Dentro do governo, porém, a ideia de se criar um grupo com o Congresso e STF não é unanimidade. Integrantes do governo dizem que o Ministério dos Povos Indígenas procurou a Secretaria de Relações Institucionais (responsável pela articulação política) para tentar convencer o Planalto de recuar do plano de criação do grupo de três Poderes. Na visão de membros dos Povos Indígenas, a principal aposta para garantir a derrubada da tese ruralista é a votação no Supremo. A urgência ao projeto de lei do marco temporal foi aprovada na última quarta (24), quando sequer o governo orientou de forma contrária à proposta -liberou sua bancada para cada deputado escolher como votar.
O PROJETO
O texto aprovado pela Câmara, que ainda pode ser alterado, diz que “é nula a demarcação que não atenda aos preceitos estabelecidos nesta lei”.
O trecho vem sendo criticado por indígenas por abrir espaço para que áreas já homologadas sejam anuladas, o que pode causar a expulsão de povos de seus territórios e aumenta o risco de conflito.
O texto também possibilita a indenização ao antigo proprietário de terras demarcadas, algo que hoje não acontece, veda a ampliação de territórios já delimitados e diz que mesmo os processos em andamento devem se adequar ao marco -ou seja, devem passar a considerar a área ocupada em 1988.
A proposta ainda abre uma brecha para que terras demarcadas sejam retomadas pela União, “em razão da alteração dos traços culturais da comunidade ou por outros fatores ocasionados pelo decurso do tempo”.
O texto do marco temporal, originalmente, não tratava da tese, mas sim transferia para o Poder Legislativo a prerrogativa de demarcação dos territórios.
A ele foram apensadas (juntadas) propostas que incluem, além do marco, a possibilidade de realização de empreendimentos e exploração de recursos naturais das terras. A versão atual, que ainda pode ser alterada, cria um capítulo sobre “uso e gestão das terras indígenas”.
Segundo críticos da proposta apontam que o trecho abre brecha para empreendimentos como estradas e linhas de energia ou hidrelétricas em terras indígenas.
A proposta permite ainda que esses empreendimentos sejam “implementados independentemente de consulta às comunidades indígenas envolvidas ou ao órgão indigenista federal competente”. E prevê que, para atividades econômicas, “inclusive agrossilvipastoris”, será “admitida a cooperação e contratação de terceiros não indígenas”.
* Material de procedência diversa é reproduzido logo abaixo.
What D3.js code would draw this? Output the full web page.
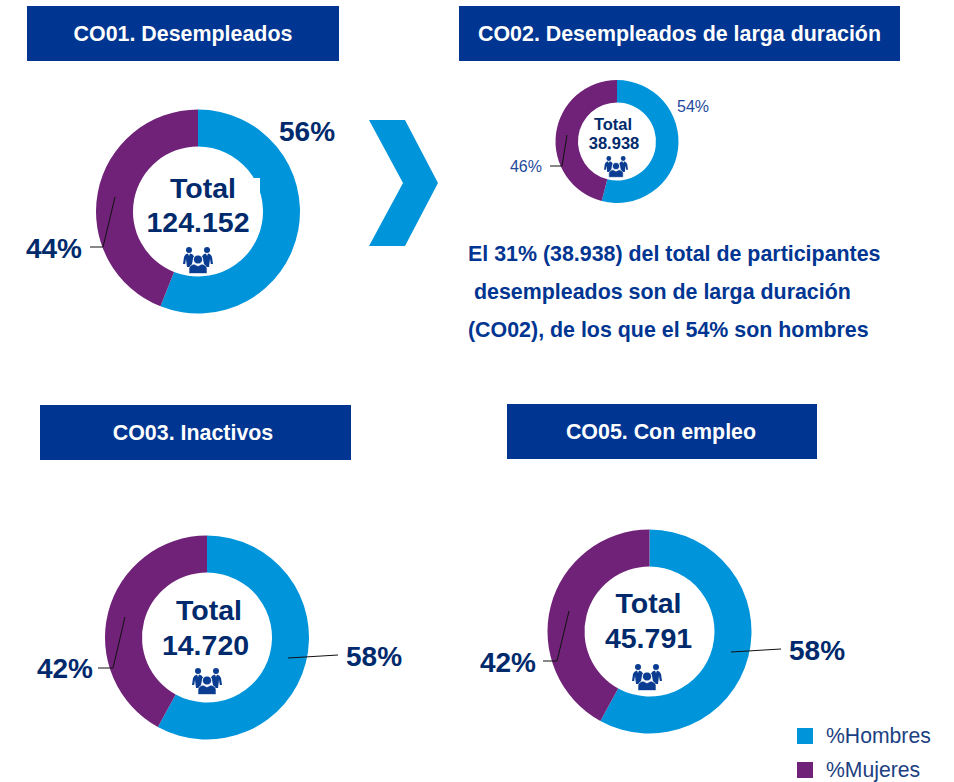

Segundo o entendimento da Apib (Articulação dos Povos Indígenas do Brasil), o projeto “também autoriza qualquer pessoa a questionar procedimentos demarcatórios em todas as fases do processo (inclusive os territórios já homologados), flexibiliza a política indigenista do não contato com os povos indígenas em situação de isolamento voluntário e reformula conceitos constitucionais da política indigenista”.
Já o ISA (Instituto Socioambiental) diz que a proposta é “uma das mais graves ameaças aos povos indígenas do Brasil” e “poderá inviabilizar demarcações de terras indígenas”.
ENTENDA O MARCO TEMPORAL
**A tese**
O marco temporal determina que a demarcação dos territórios indígenas deve respeitar a área ocupada pelos povos na promulgação da Constituição Federal, em outubro de 1988.
**A crítica**
Os movimentos indígenas discordam da tese e afirmam que, em 1988, seus territórios já haviam sido alvos de séculos de violência e destruição de aldeias; portanto, entendem que as terras que são de direito dos povos não devem ser balizadas por uma data.
**Ruralistas**
Defendem a tese sob argumento de que dará mais segurança jurídica ao agronegócio.
**O STF**
O Supremo pautou para 7 de junho a retomada do julgamento que vai decidir se a tese é válida ou não. Até agora, o ministro e relator Edson Fachin votou contra o marco. O ministro Kassio Nunes Marques, a favor.
**O projeto de lei**
Paralelamente, tramita na Câmara dos Deputados um projeto de lei que institui o marco temporal. O presidente da Casa, Arthur Lira (PP-AL), tenta aprovar o texto antes do julgamento do STF.